Critique : Une belle fin – Lovely Bones

Affiche d'Une Belle Fin d'Uberto Pasolini. Nous y voyons le comédien Eddie Marsan regarder vers le ciel. Il porte une mallette et quelques photos de famille semblent être tombées.

John May a un travail particulier. Lorsqu’une personne sans famille décède, John a pour objectif de retrouver ses proches. Si le défunt n’a aucun entourage, il se rend seul à l’enterrement pour l’honorer.

Le second long métrage d’Uberto Pasolini traite d’un drôle de sujet. Le cinéaste dédramatise la mort en l’abordant sous un angle singulier. Pasolini s’intéresse aux conséquences de la mort, au fait de l’aborder seul et à la force des souvenirs. En décrivant méticuleusement le travail de John May, il nous fait comprendre les dernières heures de plusieurs individus que l’on ne croise pas mais que l’on a l’impression de connaître grâce à la sensibilité du personnage principal.

S’il n’a aucune interaction directe avec ses « clients », John May fait pourtant beaucoup de choses pour eux. Ce modeste héros est un solitaire généreux qui offre ses services à des personnes qu’il ne verra jamais. Pasolini écarte la crainte de la mort et présente cette dernière comme un élément de rapprochement ou au contraire d’éloignement. Il ancre son récit dans un quartier londonien et provoque l’émotion à travers l’histoire de cet homme qui s’intéresse à des gens oubliés dans cette immense fourmilière.

Photo d'Eddie Marsan dans le film Une belle fin. l'acteur semble perdu dans une gare et effectue une pose similaire à celle de la statue placée à sa droite.

Pasolini dresse un parallèle entre la routine que vit John May et le destin des disparus et le spectateur se questionne sur son sort. Pourtant, même s’il côtoie chaque jour des laissés-pour-compte, May n’est jamais effrayé vis à vis de la solitude et paraît même tranquille.

Dans la seconde partie, le cinéaste lui offre une nouvelle chance et durant un dernier dossier, May va s’ouvrir et bouleverser ses habitudes grâce à un défunt énigmatique qui a laissé quelques indices derrière lui. La quête devient alors personnelle pour May et malgré les plans serrés et immobiles de Pasolini, nous ressentons la libération du protagoniste et sa volonté de connaître des choses nouvelles. De son voyage, nous nous rappellerons d’un fabuleux échange avec deux clochards et un vétéran aveugle qui se souviennent de ce mystérieux ami décédé.
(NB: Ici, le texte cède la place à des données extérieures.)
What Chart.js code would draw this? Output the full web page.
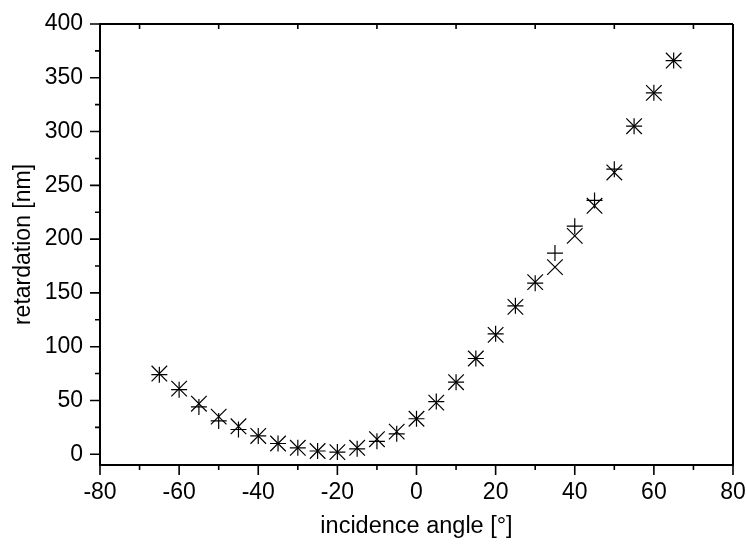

Pasolini parle de l’importance de chaque individu aux yeux des autres et de leur insignifiance aux yeux du monde. C’est ce qui fait de John May un personnage magnifique et hors de son époque. A l’heure où les incinérations sont industrialisées et impersonnelles se dresse un petit homme qui souhaite offrir une belle fin à ses voisins de quartier.

Eddie Marsan est un grand acteur. Au delà de ses seconds rôles dans des grosses productions (Sherlock Holmes, Blanche Neige et le chasseur), le comédien nous avait particulièrement surpris en pourriture dans Tyrannosaur et en partenaire humilié dans Ordure. Dans Une belle fin, il trouve son plus beau rôle et nous touche à chaque scène grâce à la candeur qu’il dégage. Pasolini amène son héros vers une fin logique, teintée d’une ironie qui sera balayée par des plans qui, s’ils manquent d’originalité, renforcent le propos humaniste de Pasolini. Le cinéaste a réussi, à l’instar de certains réalisateurs tels que Jonathan Glazer (Birth), à montrer la mort sous un jour inhabituel et à analyser sans complaisance mais avec humour et simplicité les conséquences parfois magnifiques qu’elle engendre.